Gül, HDP’li siyasetçilerin PKK ile arasına mesafe koymamasını, “Öcalan’ın heykelini dikeceğiz”, “Sırtımızı PKK’ya yaslıyoruz” vb söylemlerini eleştirmiyor; aksine terörist PKK’nin taleplerinin sözcülüğünü yapan HDP’yi diğer partilerle eş tutup meşrulaştırıyor.

Atlantikçi cepheye karşı milli cephe örülmeli.

Ne istiyor? Gazetecilere verdiği demeçten gösterelim:

Ahmet Taşgetiren: Bu noktada Batı’nın günahları da gündeme geliyor. Yani ABD, Avrupa Türkiye'yi 15 Temmuz sonrası, PYD/YPG meselelerinde, Kıbrıs’ta anlamadı ve Türkiye buralara sürüklendi gibi bir değerlendirme de var.

Abdullah Gül: Batı'nın yanlışlıkları, günahları saymakla bitmez.

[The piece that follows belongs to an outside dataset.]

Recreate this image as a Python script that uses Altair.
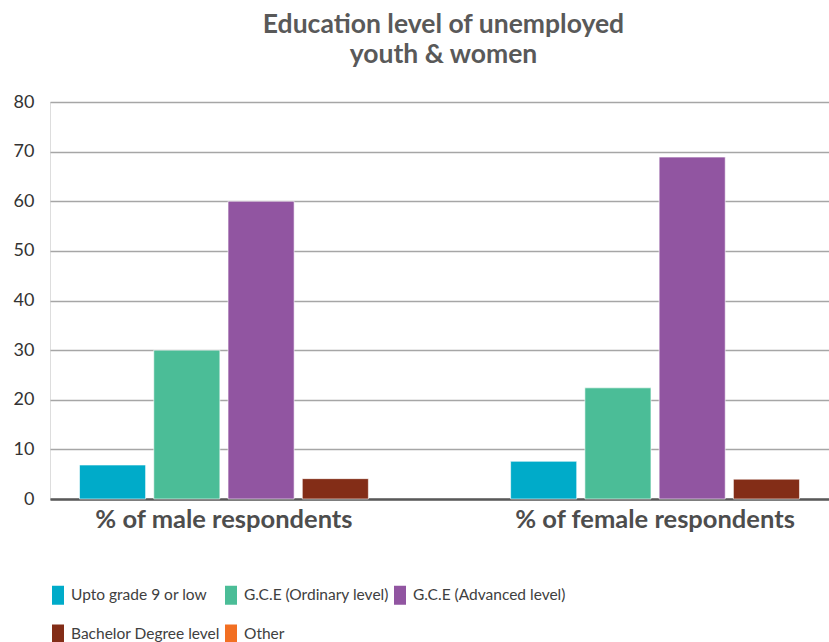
import altair as alt
import pandas as pd

groups = ["% of male respondents", "% of female respondents"]
categories = ["Upto grade 9 or low", "G.C.E (Ordinary level)", "G.C.E (Advanced level)",
              "Bachelor Degree level", "Other"]
male_values = [6.85, 30, 60, 4.1, 0]
female_values = [7.6, 22.4, 68.9, 4.0, 0]
colors = ["#00ABC9", "#4BBD97", "#9155A1", "#832D17", "#F26F22"]
y_ticks = [0, 10, 20, 30, 40, 50, 60, 70, 80]

rows = []
for g, vals in zip(groups, [male_values, female_values]):
    for c, v in zip(categories, vals):
        rows.append({"group": g, "category": c, "value": v})
df = pd.DataFrame(rows)

FONT = "Lato"
drawn = categories[:4]

chart = alt.Chart(df).transform_filter(
    "datum.category != 'Other'"
).mark_bar(stroke="white", strokeWidth=0.6).encode(
    x=alt.X("group:N", sort=groups,
            scale=alt.Scale(paddingInner=0.311, paddingOuter=0.059),
            axis=alt.Axis(title=None, labelAngle=0, ticks=False, labelFont=FONT,
                          labelFontSize=25.5, labelFontWeight="bold", labelColor="#4D4D4D",
                          labelLimit=0, labelPadding=8, domainColor="#595959", domainWidth=2.5)),
    xOffset=alt.XOffset("category:N", sort=drawn,
                        scale=alt.Scale(domain=drawn, paddingInner=0.11, paddingOuter=0.055)),
    y=alt.Y("value:Q", scale=alt.Scale(domain=[0, 80], nice=False),
            axis=alt.Axis(title=None, values=y_ticks, ticks=False, tickSize=0, domain=False,
                          labelFont=FONT, labelFontSize=18, labelColor="#333333",
                          labelPadding=16, gridColor="#A6A6A6", gridWidth=1.5)),
    color=alt.Color("category:N",
                    scale=alt.Scale(domain=categories, range=colors),
                    legend=alt.Legend(title=None, orient="none", legendX=-2, legendY=483,
                                      columns=3, direction="horizontal",
                                      symbolType="M-0.6,-0.95H0.6V0.95H-0.6Z",
                                      symbolSize=400, symbolStrokeWidth=0, symbolOpacity=1,
                                      labelFont=FONT, labelFontSize=15.5, labelColor="#404040",
                                      labelOffset=3, columnPadding=1, rowPadding=19,
                                      labelLimit=400)),
).properties(
    width=779, height=397,
    autosize=alt.AutoSizeParams(type="none"),
    padding={"left": 50, "top": 102, "right": 0, "bottom": 143},
    title=alt.TitleParams(["Education level of unemployed", "youth & women"],
                          font=FONT, fontSize=26.5, fontWeight="bold", color="#595959",
                          anchor="middle", lineHeight=30, offset=25, dx=4),
).configure_view(stroke=None).configure(background="white")

chart.save("out.html", embed_options={"renderer": "svg", "actions": False})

Ama neticede bu işler kızgınlıkla öfkeyle değil, hesap kitap yapıldıktan sonra karara bağlanırsa bu ayrı bir mevzu.

ASIL CEPHELEŞME

Gül için Batı’nın günahları, basitçe eleştirilip geçiştirilecek bir konu. Kamuoyunun biriken tepkisini eleştiriyle boşalttıktan sonra öfkeyi bir yana bırakmaktan yana. Aslında emperyalizme teslimiyeti savunuyor. 15 Temmuz’u planlayan, PYD’ye 60 bin TIR silahı veren, “Türkiye’nin sondaj çalışması kışkırtmadır” diyen ABD, bunları Türkiye’yi anlamadığı için mi yaptı?

Aksine Türkiye’nin, planlarını bozduğunu anladı ve ülkemize tehditler savurdu, teröristleri destekledi. Gül bunlara değinmiyor. Türkiye’nin, iktidarın tutarsız politikalarına rağmen AB, ABD’den düne göre daha bağımsızlıkçı rotaya yönelmesinden rahatsızlık duyarak HDP’nin de içinde olacağı bir Atlantik cephesi öneriyor. Atlantikçi cephenin karşısında Milli cephenin örülmesi gerekiyor.

Gül’ün söylemi aslında ülkemizdeki saflaşmanın laik-anti laik değil, milli-gayrı milli olduğunu gösteriyor. Laiklik de milli meselelere dahildir; fakat cepheleşmenin esası olamaz. Bağımsızlık temelinde ulusalcılar yani milliciler bir araya gelmeli.